Bisnis.com, JAKARTA - Menteri Energi dan Sumber Daya Mineral (ESDM) Bahlil Lahadalia mengungkapkan perubahan skema penyaluran subsidi listrik bisa sama dengan rancangan skema penyaluran BBM.
Adapun perubahan skema penyaluran listrik subsidi kepada pelanggan itu dilakukan agar peruntukannya tepat sasaran. Maklum, saat ini subsidi listrik masih dinikmati oleh golongan masyarakat mampu. Bahlil mengatakan saat ini ada tiga opsi untuk perubahan skema penyaluran listrik.
"Beberapa alternatif, tiga alternatif untuk cari mana yang terbaik," ucap Bahlil di Kantor Kementerian ESDM, kamis (14/11/2024).
Pertama, penyaluran secara langsung kepada masyarakat dalam bentuk bantuan langsung tunai (BLT). Dengan konsep ini, maka harga listrik kemungkinan dipasarkan di harga pasar.
Kedua, skema subsidi listrik tetap berbentuk barang khusus fasilitas umum seperti Rumah Sakit Umum Daerah (RSUD) dan fasilitas publik lainnya. Selain itu, sisanya lewat BLT.
Artinya, fasilitas umum seperti tempat ibadah dan rumah sakit akan mendapat harga listrik khusus yang lebih murah, sedangkan masyarakat yang layak diberikan BLT.
Baca Juga
Ketiga, skema kombinasi antara BLT dan subsidi terbuka seperti yang berlaku saat ini. Artinya, pada opsi kedua, harga listrik dinaikkan lebih tinggi, tetapi masih disubsidi yang kemudian kenaikkan harganya dikompensasi lewat BLT.
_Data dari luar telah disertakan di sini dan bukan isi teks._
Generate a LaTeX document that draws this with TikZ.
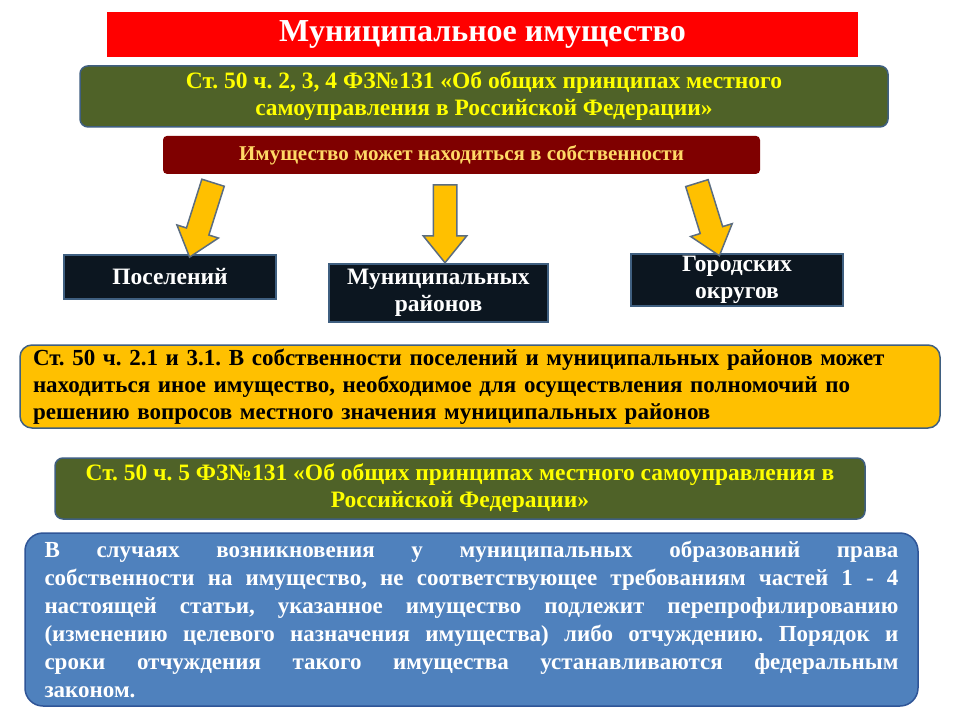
\documentclass[tikz,border=0pt]{standalone}
\usepackage{fontspec}
\setmainfont{Liberation Serif}
\usetikzlibrary{positioning, shapes.arrows}
\frenchspacing

\definecolor{titlered}{HTML}{FF0000}
\definecolor{lawgreen}{HTML}{4F6228}
\definecolor{lawtext}{HTML}{FFFF00}
\definecolor{ownred}{HTML}{7F0000}
\definecolor{owntext}{HTML}{FFD966}
\definecolor{arrowgold}{HTML}{FFC000}
\definecolor{arrowline}{HTML}{5B6D80}
\definecolor{boxdark}{HTML}{0C1620}
\definecolor{boxline}{HTML}{3F5F80}
\definecolor{notegold}{HTML}{FFC000}
\definecolor{ruleblue}{HTML}{4F81BD}
\definecolor{ruleline}{HTML}{2F5597}

\begin{document}
\begin{tikzpicture}[x=1pt, y=-1pt,
    title/.style={fill=titlered, text=white, font=\fontsize{32}{34}\selectfont\bfseries, minimum width=751pt, minimum height=45pt, inner sep=0pt},
    lawbox/.style={draw=boxline, line width=1.5pt, rounded corners=8pt, fill=lawgreen, text=lawtext, font=\fontsize{23.5}{27}\selectfont\bfseries, align=center, inner sep=0pt, minimum width=808pt, minimum height=61pt},
    ownbox/.style={fill=ownred, rounded corners=4pt, text=owntext, font=\fontsize{21}{24}\selectfont\bfseries, minimum width=597pt, minimum height=38pt, inner sep=0pt},
    kind/.style={draw=boxline, line width=1.5pt, fill=boxdark, text=white, font=\fontsize{23.5}{27}\selectfont\bfseries, align=center, minimum width=212pt, inner sep=0pt},
    goarrow/.style={single arrow, draw=arrowline, line width=1.5pt, fill=arrowgold, minimum width=42pt, minimum height=78pt, single arrow head extend=10pt, single arrow head indent=0pt, single arrow tip angle=78, inner xsep=0pt, inner ysep=11pt},
    note/.style={draw=boxline, line width=1.5pt, rounded corners=12pt, fill=notegold, font=\fontsize{23}{27}\selectfont\bfseries, align=left, text width=894pt, minimum height=83pt, inner xsep=13pt, inner ysep=0pt},
    rule/.style={draw=ruleline, line width=1.5pt, rounded corners=18pt, fill=ruleblue, text=white, font=\fontsize{23}{28}\selectfont\bfseries, align=justify, text width=854pt, minimum height=173pt, inner xsep=19.5pt, inner ysep=0pt}]

\fill[white] (0,0) rectangle (960,720);

% header and law
\node[title] (head) at (482.5,34.5) {Муниципальное имущество};
\node[lawbox, below=8pt of head, xshift=1.5pt] (law1) {Ст. 50 ч. 2, 3, 4 ФЗ№131 «Об общих принципах местного\\самоуправления в Российской Федерации»};
\node[ownbox, below=8pt of law1, xshift=-22.5pt] (own) {Имущество может находиться в собственности};

% three kinds of owners
\node[kind, minimum width=212pt, minimum height=44pt] (pos) at (170,277) {Поселений};
\node[kind, minimum width=219pt, minimum height=58pt] (mun) at (438.5,293) {Муниципальных\\районов};
\node[kind, minimum width=212pt, minimum height=52pt] (gor) at (737,280) {Городских\\округов};

% arrows
\node[goarrow, rotate=-107.5] (a1) at (203.5,213) {};
\node[goarrow, rotate=-90] (a2) at (445,216.5) {};
\node[goarrow, rotate=-72.8, minimum height=76pt] (a3) at (706,212.5) {};

% other property
\node[note] (other) at (480,386.5) {Ст. 50 ч. 2.1 и 3.1. В собственности поселений и муниципальных районов может\\находиться иное имущество, необходимое для осуществления полномочий по\\решению вопросов местного значения муниципальных районов};

% part 5
\node[lawbox, minimum width=810pt] (law2) at (460,488.5) {Ст. 50 ч. 5 ФЗ№131 «Об общих принципах местного самоуправления в\\Российской Федерации»};
\node[rule] (cases) at (471.5,619.5) {В случаях возникновения у муниципальных образований права\linebreak собственности на имущество, не соответствующее требованиям частей 1 - 4\linebreak настоящей статьи, указанное имущество подлежит перепрофилированию\linebreak (изменению целевого назначения имущества) либо отчуждению. Порядок и\linebreak сроки отчуждения такого имущества устанавливаются федеральным\linebreak законом.};
\end{tikzpicture}
\end{document}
Kendati, Bahlil belum bisa menentukan skema mana yang bakal dipilih. Sebab, dirinya harus melaporkan terlebih dahulu kepada Presiden Prabowo Subianto.
Bahlil berjanji akan melapor kepada Prabowo usai orang nomor satu di Indonesia itu pulang dari lawatan ke luar negeri.
"Kami akan melaporkan kepada Bapak Presiden, begitu Bapak Presiden tiba di Republik Indonesia, dan kesempatan pertama kalau kami diterima kami akan melaporkan," tutur Bahlil.
10,6 Juta Orang Kaya Nikmati Subsidi Listrik
Strategi Nasional Pencegahan Korupsi (Stranas PK) mengungkapkan subsidi listrik masih dinikmati oleh 10,6 juta pelanggan PT PLN (Persero) yang tidak masuk dalam kategori miskin.
Adapun potensi kerugian negara dari subsidi listrik tidak tepat sasaran itu mencapai Rp1,2 triliun per bulan.
Angka tersebut didapatkan dari survei pencatatan menggunakan Nomor Induk Kependudukan (NIK) dan Data Terpadu Kesejahteraan Sosial (DTKS) yang mencatat sebanyak 33 juta masyarakat penerima subsidi listrik 450 VA dan 900 VA pada 2023.
Koordinator Pelaksana Strategi Nasional Pencegahan Korupsi (Stranas PK) Pahala Nainggolan mengatakan pihaknya dalam 2 tahun terakhir telah meminta PT PLN sebagai penyalur untuk memadankan data ID pelanggan yang dimiliki dengan NIK dan data Dukcapil.
Namun, data per April 2023 menunjukkan baru 42,7% atau 33 juta pelanggan PLN yang sudah disesuaikan dengan NIK. Sementara itu, 10,6 juta penerima subsidi listrik dipastikan tidak tepat sasaran, 8,7 juta diantaranya merupakan penerima subsidi listrik 450 VA yang tidak masuk dalam DTKS.
"Ini sedikitnya Rp1,2 triliun, kalau ini cepat dijalanin jangan-jangan lebih banyak banyak lagi angka [penerima] yang gak berhak," kata Pahala di Kantor KPK C1, Rabu (13/11/2024).
Lebih rinci, dia menerangkan sebanyak 1 juta penerima subsidi listrik 450 VA memiliki saluran listrik lebih dari satu, sedangkan 866.060 penerima subsidi listrik 900 VA telah terdeteksi meninggal dunia.
Dia menerangkan angka tersebut didapatkan dari perhitungan kuota dan jumlah anggaran yang disalurkan pemerintah ke PT PLN untuk program subsidi listrik sebesar Rp50,5 triliun pada 2023.